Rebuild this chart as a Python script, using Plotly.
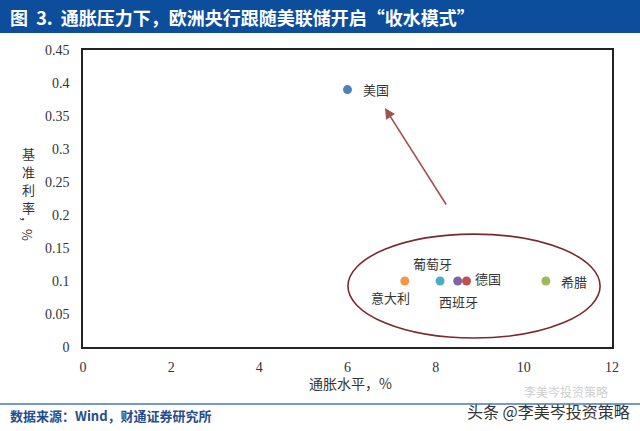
import plotly.graph_objects as go

# Data
countries = ["美国", "意大利", "葡萄牙", "西班牙", "德国", "希腊"]
inflation = [6.0, 7.3, 8.1, 8.5, 8.7, 10.5]
rate = [0.39, 0.10, 0.10, 0.10, 0.10, 0.10]
colors = ["#4f81bd", "#f79646", "#4bacc6", "#8064a2", "#c0504d", "#9bbb59"]
# label offsets in px (style)
label_dx = [28, -14, -8, 1, 21, 28]
label_dy = [0, -16, 18, -20, 3, 0]

x_ticks = [0, 2, 4, 6, 8, 10, 12]
y_ticks = [0, 0.05, 0.1, 0.15, 0.2, 0.25, 0.3, 0.35, 0.4, 0.45]
y_tick_text = ["0", "0.05", "0.1", "0.15", "0.2", "0.25", "0.3", "0.35", "0.4", "0.45"]

y_title_chars = ["基", "准", "利", "率"]

CJK = "Noto Sans CJK SC"
SERIF = "Liberation Serif"

W, H = 640, 431
L, R, T, B = 83, 28, 50, 84
PW, PH = W - L - R, H - T - B

def px(xp):
    return (xp - L) / PW

def py(yp):
    return 1 - (yp - T) / PH

fig = go.Figure()
fig.add_trace(go.Scatter(
    x=inflation, y=rate, mode="markers",
    marker=dict(size=9, color=colors),
    hoverinfo="skip", showlegend=False,
))

annotations = []
for c, xv, yv, dx, dy in zip(countries, inflation, rate, label_dx, label_dy):
    annotations.append(dict(x=xv, y=yv, xref="x", yref="y", text=c, showarrow=False,
                            xshift=dx, yshift=dy,
                            font=dict(family=CJK, size=13, color="#333333")))

# arrow pointing to US
annotations.append(dict(x=6.85, y=0.362, ax=8.26, ay=0.2136, xref="x", yref="y",
                        axref="x", ayref="y", text="", showarrow=True,
                        arrowhead=2, arrowsize=1.3, arrowwidth=1.6, arrowcolor="#a0524f"))

def paper_text(x, y, text, size, color, xanchor="center", bold=False, angle=0):
    if bold:
        text = "<b>" + text + "</b>"
    return dict(x=px(x), y=py(y), xref="paper", yref="paper", xanchor=xanchor,
                yanchor="middle", showarrow=False, text=text, textangle=angle,
                font=dict(family=CJK, size=size, color=color))

# title
annotations.append(paper_text(8, 17, "图  3.  通胀压力下，欧洲央行跟随美联储开启“收水模式”",
                              18, "white", xanchor="left", bold=True))
# axis titles
annotations.append(paper_text(350, 383, "通胀水平，%", 14, "#333333"))
for i, ch in enumerate(y_title_chars):
    annotations.append(paper_text(28, 153 + i * 18, ch, 13, "#333333"))
annotations.append(paper_text(28, 228, "，%", 13, "#333333", angle=90))
# footer
annotations.append(paper_text(8, 415, "数据来源：Wind，财通证券研究所", 13, "#1f4e8c",
                              xanchor="left", bold=True))
annotations.append(paper_text(522, 391, "李美岑投资策略", 12, "#cfcfcf", xanchor="left"))
annotations.append(paper_text(632, 411, "头条 @李美岑投资策略", 16, "#333333", xanchor="right"))

shapes = [
    dict(type="rect", xref="paper", yref="paper", x0=px(0), x1=px(W), y0=py(33), y1=py(0),
         fillcolor="#0d4e9c", line=dict(width=0), layer="below"),
    dict(type="line", xref="paper", yref="paper", x0=px(0), x1=px(W), y0=py(404), y1=py(404),
         line=dict(color="#4a78b0", width=1.5)),
    dict(type="circle", xref="x", yref="y", x0=6.01, x1=11.73, y0=0.0136, y1=0.171,
         line=dict(color="#7a2a2e", width=1.6)),
]

fig.update_layout(
    width=W, height=H, margin=dict(l=L, r=R, t=T, b=B),
    paper_bgcolor="white", plot_bgcolor="white",
    annotations=annotations, shapes=shapes,
    xaxis=dict(range=[0, 12], tickvals=x_ticks, showgrid=False, zeroline=False,
               showline=True, linecolor="#222222", linewidth=1.5, mirror=True,
               tickfont=dict(family=SERIF, size=14, color="#333333"), ticks="",
               ticklabelstandoff=6),
    yaxis=dict(range=[0, 0.45], tickvals=y_ticks, ticktext=y_tick_text, showgrid=False,
               zeroline=False, showline=True, linecolor="#222222", linewidth=1.5, mirror=True,
               tickfont=dict(family=SERIF, size=14, color="#333333"), ticks="",
               ticklabelstandoff=9),
)

fig.write_html("out.html")
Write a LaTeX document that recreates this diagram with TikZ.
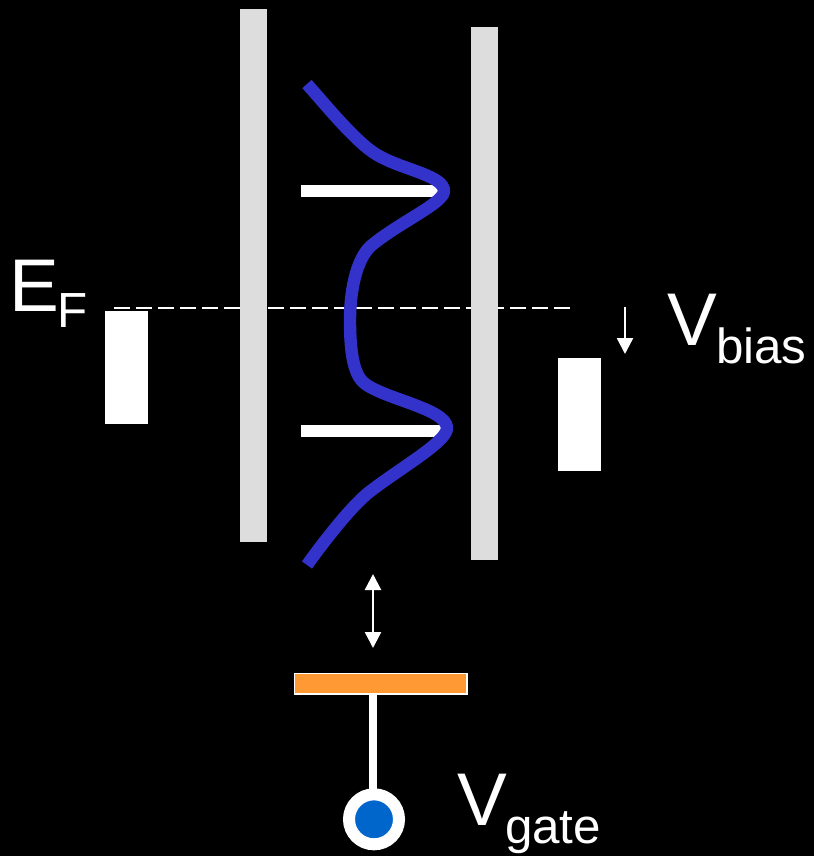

________________________________________

**Aim of the exercise**
Up to and including the line with "font=dict(family=CJK, size=size, color=color))", copy the data above from its first line. Skip pictures.

**Finished exercise**
Rebuild this chart as a Python script, using Plotly.
import plotly.graph_objects as go

# Data
countries = ["美国", "意大利", "葡萄牙", "西班牙", "德国", "希腊"]
inflation = [6.0, 7.3, 8.1, 8.5, 8.7, 10.5]
rate = [0.39, 0.10, 0.10, 0.10, 0.10, 0.10]
colors = ["#4f81bd", "#f79646", "#4bacc6", "#8064a2", "#c0504d", "#9bbb59"]
# label offsets in px (style)
label_dx = [28, -14, -8, 1, 21, 28]
label_dy = [0, -16, 18, -20, 3, 0]

x_ticks = [0, 2, 4, 6, 8, 10, 12]
y_ticks = [0, 0.05, 0.1, 0.15, 0.2, 0.25, 0.3, 0.35, 0.4, 0.45]
y_tick_text = ["0", "0.05", "0.1", "0.15", "0.2", "0.25", "0.3", "0.35", "0.4", "0.45"]

y_title_chars = ["基", "准", "利", "率"]

CJK = "Noto Sans CJK SC"
SERIF = "Liberation Serif"

W, H = 640, 431
L, R, T, B = 83, 28, 50, 84
PW, PH = W - L - R, H - T - B

def px(xp):
    return (xp - L) / PW

def py(yp):
    return 1 - (yp - T) / PH

fig = go.Figure()
fig.add_trace(go.Scatter(
    x=inflation, y=rate, mode="markers",
    marker=dict(size=9, color=colors),
    hoverinfo="skip", showlegend=False,
))

annotations = []
for c, xv, yv, dx, dy in zip(countries, inflation, rate, label_dx, label_dy):
    annotations.append(dict(x=xv, y=yv, xref="x", yref="y", text=c, showarrow=False,
                            xshift=dx, yshift=dy,
                            font=dict(family=CJK, size=13, color="#333333")))

# arrow pointing to US
annotations.append(dict(x=6.85, y=0.362, ax=8.26, ay=0.2136, xref="x", yref="y",
                        axref="x", ayref="y", text="", showarrow=True,
                        arrowhead=2, arrowsize=1.3, arrowwidth=1.6, arrowcolor="#a0524f"))

def paper_text(x, y, text, size, color, xanchor="center", bold=False, angle=0):
    if bold:
        text = "<b>" + text + "</b>"
    return dict(x=px(x), y=py(y), xref="paper", yref="paper", xanchor=xanchor,
                yanchor="middle", showarrow=False, text=text, textangle=angle,
                font=dict(family=CJK, size=size, color=color))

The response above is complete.